Details

Autor(en) / Beteiligte

• Steven A Shea
• Jill K Edwards
• David P White

Titel

Effect of wake–sleep transitions and rapid eye movement sleep on pharyngeal muscle response to negative pressure in humans

Ist Teil von

• The Journal of physiology, 1999-11, Vol.520 (3), p.897

Ort / Verlag

The Physiological Society

Erscheinungsjahr

1999

Quelle

Wiley Online Library

Beschreibungen/Notizen

• Genioglossus (GG) activation in response to upper airway negative pressure may be an important mechanism in the maintenance of airway patency.
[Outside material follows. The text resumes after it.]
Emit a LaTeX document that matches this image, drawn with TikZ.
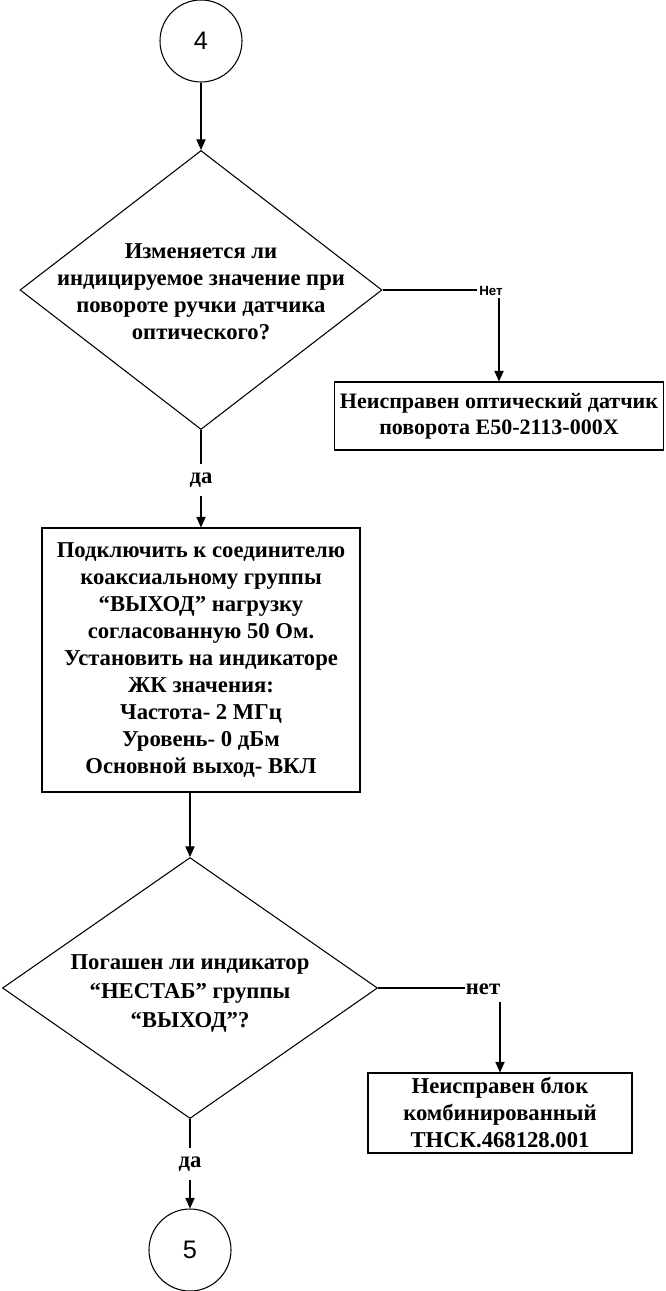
\documentclass[tikz,border=0pt]{standalone}
\usepackage{fontspec}
\setmainfont{Liberation Serif}
\newfontfamily\arialfont{Liberation Sans}
\usetikzlibrary{shapes.geometric,arrows.meta}
\begin{document}
\begin{tikzpicture}[x=0.75pt,y=-0.75pt,
  line width=0.8pt,
  every node/.style={font=\bfseries\fontsize{17}{20.25}\selectfont},
  conn/.style={-{Triangle[width=7pt,length=8pt]}},
  circ/.style={circle,draw,minimum size=61.5pt,inner sep=0pt,font=\arialfont\fontsize{19}{21}\selectfont},
  dia/.style={diamond,draw,inner sep=0pt},
  dtext/.style={align=center,inner sep=0pt},
  box/.style={rectangle,draw,align=center,inner sep=0pt},
  lbl/.style={inner sep=0pt,minimum height=22.5pt},
  sanslbl/.style={inner sep=1pt,font=\arialfont\bfseries\fontsize{10}{12}\selectfont}]
\useasboundingbox (0,0) rectangle (665,1291);

\node[circ] (c4) at (201,41) {4};
\node[dia,minimum width=271.5pt,minimum height=209.25pt] (d1) at (201,290) {};
\node[dtext] (t1) at ([yshift=-1.5pt]d1.center) {Изменяется ли\\индицируемое значение при\\повороте ручки датчика\\оптического?};
\node[box,minimum width=246.75pt,minimum height=51pt,font=\bfseries\fontsize{16.5}{19.5}\selectfont] (b1) at (499,416) {Неисправен оптический датчик\\поворота Е50-2113-000Х};
\node[sanslbl] (n1) at (491,291) {Нет};
\node[lbl] (y1) at (201,480) {да};
\node[box,minimum width=238.5pt,minimum height=198pt] (b2) at (201,660) {Подключить к соединителю\\коаксиальному группы\\“ВЫХОД” нагрузку\\согласованную 50 Ом.\\Установить на индикаторе\\ЖК значения:\\Частота- 2 МГц\\Уровень- 0 дБм\\Основной выход- ВКЛ};
\node[dia,minimum width=281.25pt,minimum height=195.75pt] (d2) at (190,988) {};
\node[dtext,font=\bfseries\fontsize{17}{21.5}\selectfont] (t2) at ([yshift=-4pt]d2.center) {Погашен ли индикатор\\“НЕСТАБ” группы\\“ВЫХОД”?};
\node[box,minimum width=198pt,minimum height=60pt] (b3) at (500,1113) {Неисправен блок\\комбинированный\\ТНСК.468128.001};
\node[inner sep=0pt,minimum height=18pt] (n2) at (483,989) {нет};
\node[lbl] (y2) at (190,1164) {да};
\node[circ] (c5) at (190,1250) {5};

\draw[conn] (c4) -- (d1.north);
\draw (d1.east) -- (d1.east -| n1.west);
\draw[conn] (b1.north |- n1.south) -- (b1.north);
\draw (d1.south) -- (d1.south |- y1.north);
\draw[conn] (b2.north |- y1.south) -- (b2.north);
\draw[conn] (b2.south -| d2.north) -- (d2.north);
\draw (d2.east) -- (d2.east -| n2.west);
\draw[conn] (b3.north |- n2.south) -- (b3.north);
\draw (d2.south) -- (d2.south |- y2.north);
\draw[conn] (c5.north |- y2.south) -- (c5.north);
\end{tikzpicture}
\end{document}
This reflex occurs during wakefulness but is diminished during stable non-rapid eye movement (NREM) sleep. Since obstructive events occur more commonly at wake–sleep transitions and during rapid eye movement (REM) sleep than during stable NREM sleep, we assessed the GG reflex during these two vulnerable states. Seventeen healthy adults were studied throughout one evening and overnight. Electroencephalograms (EEGs), electro-oculograms (EOGs), submental electromyogram (EMG), GG EMG (intramuscular electrodes), and choanal plus epiglottic pressures were recorded. The GG reflex response to pulses of −8 cmH 2 O choanal pressure applied via nose mask during early inspiration was quantified repeatedly during relaxed wakefulness, within five breaths of wake–sleep transition (EEG alpha-theta transition) and during REM sleep. Only trials without EEG arousal were analysed, resulting in data from 14 subjects during sleep onset and 10 subjects during REM sleep (overall, 174–491 trials per state). During wakefulness there was brisk GG reflex activation in response to negative pressure (amplitude: +78.5 ± 28.3 % baseline (mean ± s.e.m .); latency to maximal response: 177 ± 16 ms). At sleep onset, although there was marked variability among individuals, there was no significant reduction in the magnitude of the GG reflex for the group as a whole (amplitude: +33.2 ± 8.2 % baseline; latency: 159 ± 15 ms). In contrast, during REM sleep there was a reduction of GG reflex (amplitude: −12.6 ± 8.3 % baseline ( P = 0.017 vs . awake); latency: 160 ± 10 ms (n.s. vs . awake)) and greater airway collapsibility during the applied pressures ( P = 0.043 vs . awake). We conclude that there was no systematic reduction in the GG reflex to negative pressure at sleep onset. Nonetheless, it remains possible that sleep-deprived normal subjects and patients with sleep apnoea could react differently. The apparent inhibition of the GG reflex during REM sleep may help explain why the upper airway is vulnerable to collapse during this state.